Pesona Kota Mekah dan pancaran pelita Ka'bah menjadi cakrawala yang mengubah pandangan Malcolm tentang makna hidup dan kehidupan. Sebuah surat yang dia kirimkan dari Mekah menuliskan:
"Aku tidak pernah menyaksikan keramahan yang tulus dan semangat persaudaraan yang sejati seperti yang dilakukan oleh orang-orang dari berbagai warna dan ras, disini, di tanah suci kuno rumah Ibrahim, Muhammad dan seluruh Nabi dalam Kitab Suci. Selama seminggu terakhir aku sungguh terpesona tanpa bisa berkata apa-apa oleh keanggunan yang ditampilkan sekelilingku."

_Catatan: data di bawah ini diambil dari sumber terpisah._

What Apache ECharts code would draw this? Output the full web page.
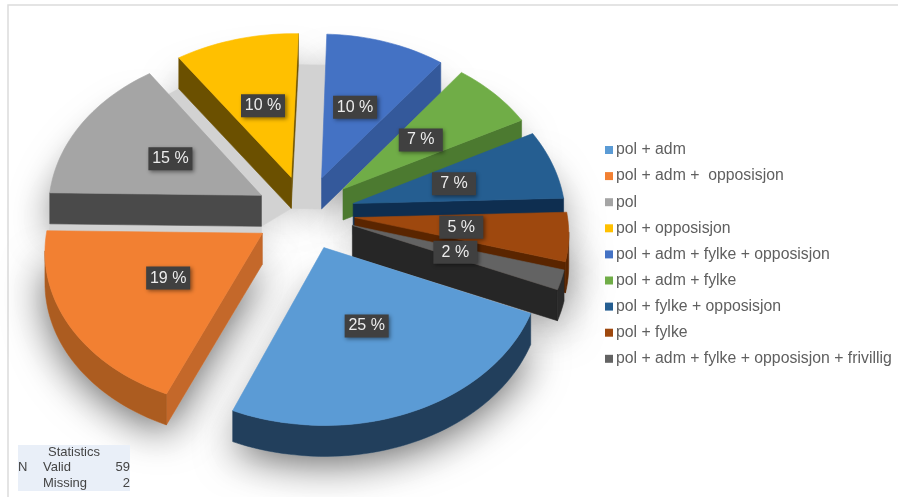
<!DOCTYPE html>
<html><head><meta charset="utf-8">
<style>html,body{margin:0;padding:0;background:#fff}#c{width:898px;height:497px}</style>
<script src="https://cdn.jsdelivr.net/npm/echarts@6/dist/echarts.min.js"></script>
</head><body><div id="c"></div>
<script>
const categories = ['pol + adm','pol + adm +  opposisjon','pol','pol + opposisjon','pol + adm + fylke + opposisjon','pol + adm + fylke','pol + fylke + opposisjon','pol + fylke','pol + adm + fylke + opposisjon + frivillig'];
const percents = [25,19,15,10,10,7,7,5,2];
const topColors = ['#5B9BD5','#F28032','#A5A5A5','#FFC000','#4472C4','#70AD47','#255E91','#9E480E','#636363'];
const edgeColors = ['#1F3F5F','#C4682A','#4A4A4A','#6B5000','#34599B','#4C7A30','#0E2E50','#5A2500','#262626'];
const rimColors = ['#223F5C','#AC5C20','#4A4A4A','#6B5000','#34599B','#4C7A30','#0E2E50','#5A2500','#2A2A2A'];
const tableTitle = 'Statistics';
const tableRows = [['N','Valid','59'],['','Missing','2']];

const FIRST = 111.6, TOTAL = 100;
const CX = 305, CY = 213, R = 213, EXPLODE = 50, TILT = 0.76, PERSP = 0.086, SHEAR = 0.03, DEPTH = 31;
const rad = d => d * Math.PI / 180;

function project(X, Y, Z) {
  const w = 1 + Y * PERSP / R;
  const warpX = (X < 0 && Y > 0) ? X * Y / R * 0.025 : 0;
  const warpY = X * (X > 0 ? 0.022 : 0.012) + (Y < 0 ? Y * 0.03 : 0);
  return [CX + X / w + Y * SHEAR + warpX, CY - TILT * Y / w + Z + warpY];
}
const spans = [];
(function () {
  let a = FIRST;
  percents.forEach(p => { const b = a + p / TOTAL * 360; spans.push([a, b]); a = b; });
})();
function offsetOf(i) {
  const m = rad((spans[i][0] + spans[i][1]) / 2);
  return [EXPLODE * Math.sin(m), EXPLODE * Math.cos(m)];
}
function planePoint(i, frac, deg) {
  const o = offsetOf(i);
  return [o[0] + frac * R * Math.sin(rad(deg)), o[1] + frac * R * Math.cos(rad(deg))];
}
function outline(i, z) {
  const pts = [project(...planePoint(i, 0, 0), z)];
  const n = Math.max(4, Math.round(percents[i] * 2));
  for (let k = 0; k <= n; k++) {
    const d = spans[i][0] + (spans[i][1] - spans[i][0]) * k / n;
    pts.push(project(...planePoint(i, 1, d), z));
  }
  return pts;
}
function area(p) {
  let s = 0;
  for (let k = 0; k < p.length; k++) {
    const q = p[(k + 1) % p.length];
    s += p[k][0] * q[1] - q[0] * p[k][1];
  }
  return s / 2;
}
function poly(points, fill, z2, extra) {
  return { type: 'polygon', shape: { points }, z2, silent: true,
    style: Object.assign({ fill, stroke: fill, lineWidth: 0.6 }, extra || {}) };
}
function renderSlice(i) {
  const base = 100 - offsetOf(i)[1];
  const top = outline(i, 0), bot = outline(i, DEPTH);
  const kids = [];
  kids.push(poly(bot, '#d2d2d2', 1, { shadowBlur: 40, shadowColor: 'rgba(0,0,0,0.6)', shadowOffsetX: 0, shadowOffsetY: 7 }));
  const faces = [
    [top[0], top[1], bot[1], bot[0]],
    [top[top.length - 1], top[0], bot[0], bot[bot.length - 1]]
  ];
  faces.forEach(f => { if (area(f) < 0) kids.push(poly(f, edgeColors[i], base)); });
  let runTop = [], runBot = [];
  const flush = () => {
    if (runTop.length > 1) kids.push(poly(runTop.concat(runBot.slice().reverse()), rimColors[i], base));
    runTop = []; runBot = [];
  };
  for (let k = 1; k < top.length - 1; k++) {
    const f = [top[k], top[k + 1], bot[k + 1], bot[k]];
    if (area(f) < 0) {
      if (!runTop.length) { runTop.push(top[k]); runBot.push(bot[k]); }
      runTop.push(top[k + 1]); runBot.push(bot[k + 1]);
    } else flush();
  }
  flush();
  kids.push(poly(top, topColors[i], base + 0.5));
  const mid = (spans[i][0] + spans[i][1]) / 2;
  const lp = project(...planePoint(i, 0.5, mid), 0);
  kids.push({ type: 'rect', shape: { x: lp[0] - 22, y: lp[1] - 11.5, width: 44, height: 23 }, z2: 400, silent: true,
    style: { fill: '#404040', shadowBlur: 4, shadowColor: 'rgba(0,0,0,0.45)', shadowOffsetX: 1.5, shadowOffsetY: 1.5 } });
  kids.push({ type: 'text', z2: 401, silent: true, x: lp[0], y: lp[1],
    style: { text: percents[i] + ' %', fill: '#ececec', font: '16px "Liberation Sans", Arial, sans-serif', align: 'center', verticalAlign: 'middle' } });
  if (i >= 1 && i <= 3) {
    const a = outline(i, DEPTH);
    const next = outline(i + 1, DEPTH);
    kids.push(poly([a[0], a[a.length - 1], next[1], next[0]], '#d2d2d2', 2));
  }
  return { type: 'group', children: kids };
}

const tableFont = '13px "Liberation Sans", Arial';
const option = {
  animation: false,
  backgroundColor: '#ffffff',
  legend: {
    orient: 'vertical', left: 605, top: 142, padding: 0, itemWidth: 8, itemHeight: 8, itemGap: 10.1, selectedMode: false,
    icon: 'rect',
    textStyle: { color: '#5f5f5f', fontSize: 15.8, lineHeight: 16, fontFamily: '"Liberation Sans", Arial, sans-serif', padding: [0, 0, 0, -2] },
    data: categories
  },
  graphic: { elements: [
    { type: 'rect', shape: { x: 8, y: 5, width: 900, height: 500 }, style: { fill: 'none', stroke: '#dcdcdc', lineWidth: 1.5 }, silent: true, z: 0 },
    { type: 'rect', shape: { x: 18, y: 445, width: 112, height: 46 }, style: { fill: '#e9eff8' }, silent: true, z: 5 },
    { type: 'text', x: 74, y: 452, style: { text: tableTitle, fill: '#444', font: tableFont, align: 'center', verticalAlign: 'middle' }, z: 6 },
    ...tableRows.flatMap((r, k) => [
      { type: 'text', x: 18, y: 467 + k * 16, style: { text: r[0], fill: '#444', font: tableFont, align: 'left', verticalAlign: 'middle' }, z: 6 },
      { type: 'text', x: 43, y: 467 + k * 16, style: { text: r[1], fill: '#444', font: tableFont, align: 'left', verticalAlign: 'middle' }, z: 6 },
      { type: 'text', x: 130, y: 467 + k * 16, style: { text: r[2], fill: '#444', font: tableFont, align: 'right', verticalAlign: 'middle' }, z: 6 }
    ])
  ] },
  series: categories.map((name, i) => ({
    type: 'custom', name, coordinateSystem: 'none', silent: true,
    itemStyle: { color: topColors[i] },
    data: [percents[i]],
    renderItem: () => renderSlice(i)
  }))
};
echarts.init(document.getElementById('c'), null, { renderer: 'canvas' }).setOption(option);
</script></body></html>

Selama bergabung dengan organisasi Nation of Islam, Malcolm memang menumbuhsuburkan keyakinannya bahwa "orang kulit putih adalah iblis." Namun perjalanan spiritualnya telah mengubah paradigmanya sebagaimana isi suratnya:
"Ada lebih dari 10 ribu jama'ah haji dari berbagai pelosok dunia dari berbagai warna kulit, mulai dari mata biru pirang hingga kulit hitam Afrika, tapi kami semua berpartisipasi dalam ritual yang sama. Menampilkan semangat persatuan dan persaudaraan.Â
"Bahwa pengalamanku di Amerika telah membuatku percaya, hal ini tidak mungkin terjadi. Kalian mungkin terkejut melihat kata-kata ini dariku. Namun dalam perjalanan ini yang kulihat dan kualami telah memaksaku untuk mengatur ulang banyak dari pola pikirku sebelumnya" pungkas pria yang sepulang ibadah haji mengganti namanya menjadi el-Hajj el-Malik Shabazz.

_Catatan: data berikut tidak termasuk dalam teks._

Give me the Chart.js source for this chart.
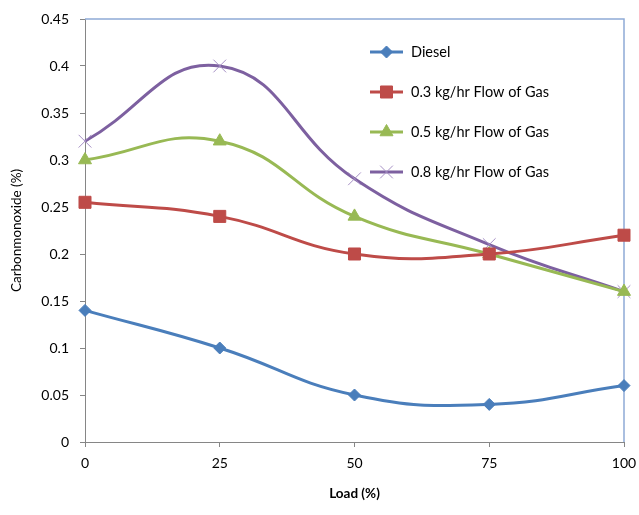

Pria yang lahir  pada 19 Mei 1925 di Omaha, Nebraska, Amerika Serikat tersebut ternyata juga terinspirasi dari Konferensi Asia Afrika yang diselenggarakan pada April 1955 di Bandung. Salah satu pidatonya yang termasyhur "Message to the grass roots", di Detroit pada November 1963 mengatakan:
"Di bandung semua bangsa berkumpul, negara gelap dari Afrika dan Asia. Beberapa dari mereka adalah penganut Budha, beberapa di antaranya beragama Islam, beberapa di antaranya beragama Kristen, sebagian beragama Konghucu, dan sebagian lagi atheis. Terlepas dari perbedaan agama mereka, mereka semua bersatu."
Tepat hari ini (21/02), 55 tahun yang lalu, Malcom pulang keharibaan-Nya. Perjuangan dan pengorbanannya telah mewariskan pelita dan cahaya yang terus merambat menumbuhkan benih-benih kedamaian dan perlawanan pada tindakan diskriminasi dan ketidakadilan di berbagai belahan dunia.